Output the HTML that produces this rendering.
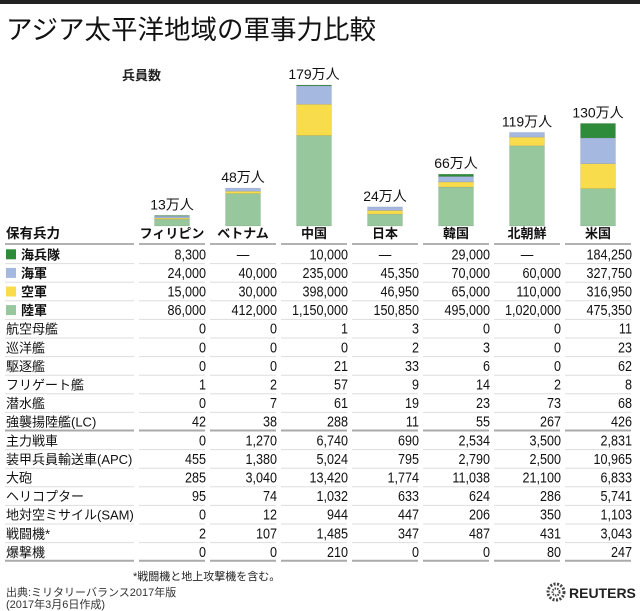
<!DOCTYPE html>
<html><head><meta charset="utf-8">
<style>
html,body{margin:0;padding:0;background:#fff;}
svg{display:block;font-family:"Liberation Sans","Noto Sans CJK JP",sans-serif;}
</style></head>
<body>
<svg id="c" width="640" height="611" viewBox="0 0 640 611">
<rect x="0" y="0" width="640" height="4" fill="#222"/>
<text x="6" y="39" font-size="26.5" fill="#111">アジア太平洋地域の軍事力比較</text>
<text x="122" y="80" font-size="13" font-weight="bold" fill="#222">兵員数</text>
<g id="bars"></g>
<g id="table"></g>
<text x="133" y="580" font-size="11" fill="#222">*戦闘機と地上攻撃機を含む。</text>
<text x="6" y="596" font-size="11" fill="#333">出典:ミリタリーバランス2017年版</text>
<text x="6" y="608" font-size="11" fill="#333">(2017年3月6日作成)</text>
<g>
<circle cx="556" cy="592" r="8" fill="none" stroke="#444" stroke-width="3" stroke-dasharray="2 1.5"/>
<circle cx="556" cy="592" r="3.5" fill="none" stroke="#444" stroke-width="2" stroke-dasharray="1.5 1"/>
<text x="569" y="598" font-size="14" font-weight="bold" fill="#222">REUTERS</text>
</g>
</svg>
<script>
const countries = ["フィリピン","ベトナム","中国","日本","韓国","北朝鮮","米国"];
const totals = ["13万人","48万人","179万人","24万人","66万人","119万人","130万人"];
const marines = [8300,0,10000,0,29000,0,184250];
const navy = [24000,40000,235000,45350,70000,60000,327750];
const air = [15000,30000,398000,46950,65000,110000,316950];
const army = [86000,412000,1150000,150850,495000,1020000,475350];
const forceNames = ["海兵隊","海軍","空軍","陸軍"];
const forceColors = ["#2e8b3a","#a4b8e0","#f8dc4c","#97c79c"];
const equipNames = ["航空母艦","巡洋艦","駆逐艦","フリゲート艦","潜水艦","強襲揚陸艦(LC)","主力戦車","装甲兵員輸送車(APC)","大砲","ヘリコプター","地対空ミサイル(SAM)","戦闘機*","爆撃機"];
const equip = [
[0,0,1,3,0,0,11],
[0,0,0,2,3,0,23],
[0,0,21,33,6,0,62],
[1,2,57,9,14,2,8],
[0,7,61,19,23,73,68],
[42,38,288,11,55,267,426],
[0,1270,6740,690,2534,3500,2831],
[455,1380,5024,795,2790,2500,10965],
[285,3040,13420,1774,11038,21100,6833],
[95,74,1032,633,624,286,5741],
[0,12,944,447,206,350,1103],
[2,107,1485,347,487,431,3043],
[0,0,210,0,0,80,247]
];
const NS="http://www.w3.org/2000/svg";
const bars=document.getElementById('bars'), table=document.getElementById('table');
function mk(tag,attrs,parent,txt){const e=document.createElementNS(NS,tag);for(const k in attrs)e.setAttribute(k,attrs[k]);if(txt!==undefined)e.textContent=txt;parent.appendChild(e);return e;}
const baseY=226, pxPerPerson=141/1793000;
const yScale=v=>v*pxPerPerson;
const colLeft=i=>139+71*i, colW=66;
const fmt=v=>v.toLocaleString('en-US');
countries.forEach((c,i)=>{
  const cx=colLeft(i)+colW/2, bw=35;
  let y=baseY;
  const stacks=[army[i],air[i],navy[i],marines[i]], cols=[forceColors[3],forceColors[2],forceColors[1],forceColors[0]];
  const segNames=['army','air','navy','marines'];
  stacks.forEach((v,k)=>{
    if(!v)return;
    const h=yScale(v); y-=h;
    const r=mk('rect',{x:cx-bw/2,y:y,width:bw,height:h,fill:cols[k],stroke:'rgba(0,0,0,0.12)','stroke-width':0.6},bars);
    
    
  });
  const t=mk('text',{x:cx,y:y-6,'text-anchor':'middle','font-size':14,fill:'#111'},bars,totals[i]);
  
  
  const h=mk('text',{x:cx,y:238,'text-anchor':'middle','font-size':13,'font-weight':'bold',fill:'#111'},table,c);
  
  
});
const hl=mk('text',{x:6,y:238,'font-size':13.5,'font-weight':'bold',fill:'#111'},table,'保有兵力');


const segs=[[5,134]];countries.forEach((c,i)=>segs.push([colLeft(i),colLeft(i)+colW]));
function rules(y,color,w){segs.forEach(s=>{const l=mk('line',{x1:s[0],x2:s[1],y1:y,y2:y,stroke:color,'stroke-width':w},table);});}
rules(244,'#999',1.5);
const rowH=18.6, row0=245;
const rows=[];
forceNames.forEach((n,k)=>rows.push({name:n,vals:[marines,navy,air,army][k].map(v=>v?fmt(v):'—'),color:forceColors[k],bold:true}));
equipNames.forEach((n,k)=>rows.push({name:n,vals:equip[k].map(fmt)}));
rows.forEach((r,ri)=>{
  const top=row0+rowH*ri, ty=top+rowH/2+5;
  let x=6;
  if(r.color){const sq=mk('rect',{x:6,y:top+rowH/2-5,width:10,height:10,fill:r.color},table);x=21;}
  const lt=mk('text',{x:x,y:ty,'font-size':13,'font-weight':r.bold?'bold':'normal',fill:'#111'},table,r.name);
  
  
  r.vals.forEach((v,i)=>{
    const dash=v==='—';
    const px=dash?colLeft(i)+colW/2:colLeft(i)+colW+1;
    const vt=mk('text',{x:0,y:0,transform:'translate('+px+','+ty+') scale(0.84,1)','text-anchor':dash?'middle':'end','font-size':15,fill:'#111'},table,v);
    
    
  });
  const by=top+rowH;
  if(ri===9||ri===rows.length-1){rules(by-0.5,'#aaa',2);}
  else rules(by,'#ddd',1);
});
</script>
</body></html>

> [STATED PROBLEM]: Omit the pictures and output all of the other material exactly.

> [SOLUTION TO THE EXERCISE]:
Output the HTML that produces this rendering.
<!DOCTYPE html>
<html><head><meta charset="utf-8">
<style>
html,body{margin:0;padding:0;background:#fff;}
svg{display:block;font-family:"Liberation Sans","Noto Sans CJK JP",sans-serif;}
</style></head>
<body>
<svg id="c" width="640" height="611" viewBox="0 0 640 611">
<rect x="0" y="0" width="640" height="4" fill="#222"/>
<text x="6" y="39" font-size="26.5" fill="#111">アジア太平洋地域の軍事力比較</text>
<text x="122" y="80" font-size="13" font-weight="bold" fill="#222">兵員数</text>
<g id="bars"></g>
<g id="table"></g>
<text x="133" y="580" font-size="11" fill="#222">*戦闘機と地上攻撃機を含む。</text>
<text x="6" y="596" font-size="11" fill="#333">出典:ミリタリーバランス2017年版</text>
<text x="6" y="608" font-size="11" fill="#333">(2017年3月6日作成)</text>
<g>
<circle cx="556" cy="592" r="8" fill="none" stroke="#444" stroke-width="3" stroke-dasharray="2 1.5"/>
<circle cx="556" cy="592" r="3.5" fill="none" stroke="#444" stroke-width="2" stroke-dasharray="1.5 1"/>
<text x="569" y="598" font-size="14" font-weight="bold" fill="#222">REUTERS</text>
</g>
</svg>
<script>
const countries = ["フィリピン","ベトナム","中国","日本","韓国","北朝鮮","米国"];
const totals = ["13万人","48万人","179万人","24万人","66万人","119万人","130万人"];
const marines = [8300,0,10000,0,29000,0,184250];
const navy = [24000,40000,235000,45350,70000,60000,327750];
const air = [15000,30000,398000,46950,65000,110000,316950];
const army = [86000,412000,1150000,150850,495000,1020000,475350];
const forceNames = ["海兵隊","海軍","空軍","陸軍"];
const forceColors = ["#2e8b3a","#a4b8e0","#f8dc4c","#97c79c"];
const equipNames = ["航空母艦","巡洋艦","駆逐艦","フリゲート艦","潜水艦","強襲揚陸艦(LC)","主力戦車","装甲兵員輸送車(APC)","大砲","ヘリコプター","地対空ミサイル(SAM)","戦闘機*","爆撃機"];
const equip = [
[0,0,1,3,0,0,11],
[0,0,0,2,3,0,23],
[0,0,21,33,6,0,62],
[1,2,57,9,14,2,8],
[0,7,61,19,23,73,68],
[42,38,288,11,55,267,426],
[0,1270,6740,690,2534,3500,2831],
[455,1380,5024,795,2790,2500,10965],
[285,3040,13420,1774,11038,21100,6833],
[95,74,1032,633,624,286,5741],
[0,12,944,447,206,350,1103],
[2,107,1485,347,487,431,3043],
[0,0,210,0,0,80,247]
];
const NS="http://www.w3.org/2000/svg";
const bars=document.getElementById('bars'), table=document.getElementById('table');
function mk(tag,attrs,parent,txt){const e=document.createElementNS(NS,tag);for(const k in attrs)e.setAttribute(k,attrs[k]);if(txt!==undefined)e.textContent=txt;parent.appendChild(e);return e;}
const baseY=226, pxPerPerson=141/1793000;
const yScale=v=>v*pxPerPerson;
const colLeft=i=>139+71*i, colW=66;
const fmt=v=>v.toLocaleString('en-US');
countries.forEach((c,i)=>{
  const cx=colLeft(i)+colW/2, bw=35;
  let y=baseY;
  const stacks=[army[i],air[i],navy[i],marines[i]], cols=[forceColors[3],forceColors[2],forceColors[1],forceColors[0]];
  const segNames=['army','air','navy','marines'];
  stacks.forEach((v,k)=>{
    if(!v)return;
    const h=yScale(v); y-=h;
    const r=mk('rect',{x:cx-bw/2,y:y,width:bw,height:h,fill:cols[k],stroke:'rgba(0,0,0,0.12)','stroke-width':0.6},bars);
    
    
  });
  const t=mk('text',{x:cx,y:y-6,'text-anchor':'middle','font-size':14,fill:'#111'},bars,totals[i]);
  
  
  const h=mk('text',{x:cx,y:238,'text-anchor':'middle','font-size':13,'font-weight':'bold',fill:'#111'},table,c);
  
  
});
const hl=mk('text',{x:6,y:238,'font-size':13.5,'font-weight':'bold',fill:'#111'},table,'保有兵力');


const segs=[[5,134]];countries.forEach((c,i)=>segs.push([colLeft(i),colLeft(i)+colW]));
function rules(y,color,w){segs.forEach(s=>{const l=mk('line',{x1:s[0],x2:s[1],y1:y,y2:y,stroke:color,'stroke-width':w},table);});}
rules(244,'#999',1.5);
const rowH=18.6, row0=245;
const rows=[];
forceNames.forEach((n,k)=>rows.push({name:n,vals:[marines,navy,air,army][k].map(v=>v?fmt(v):'—'),color:forceColors[k],bold:true}));
equipNames.forEach((n,k)=>rows.push({name:n,vals:equip[k].map(fmt)}));
rows.forEach((r,ri)=>{
  const top=row0+rowH*ri, ty=top+rowH/2+5;
  let x=6;
  if(r.color){const sq=mk('rect',{x:6,y:top+rowH/2-5,width:10,height:10,fill:r.color},table);x=21;}
  const lt=mk('text',{x:x,y:ty,'font-size':13,'font-weight':r.bold?'bold':'normal',fill:'#111'},table,r.name);
  
  
  r.vals.forEach((v,i)=>{
    const dash=v==='—';
    const px=dash?colLeft(i)+colW/2:colLeft(i)+colW+1;
    const vt=mk('text',{x:0,y:0,transform:'translate('+px+','+ty+') scale(0.84,1)','text-anchor':dash?'middle':'end','font-size':15,fill:'#111'},table,v);
    
    
  });
  const by=top+rowH;
  if(ri===9||ri===rows.length-1){rules(by-0.5,'#aaa',2);}
  else rules(by,'#ddd',1);
});
</script>
</body></html>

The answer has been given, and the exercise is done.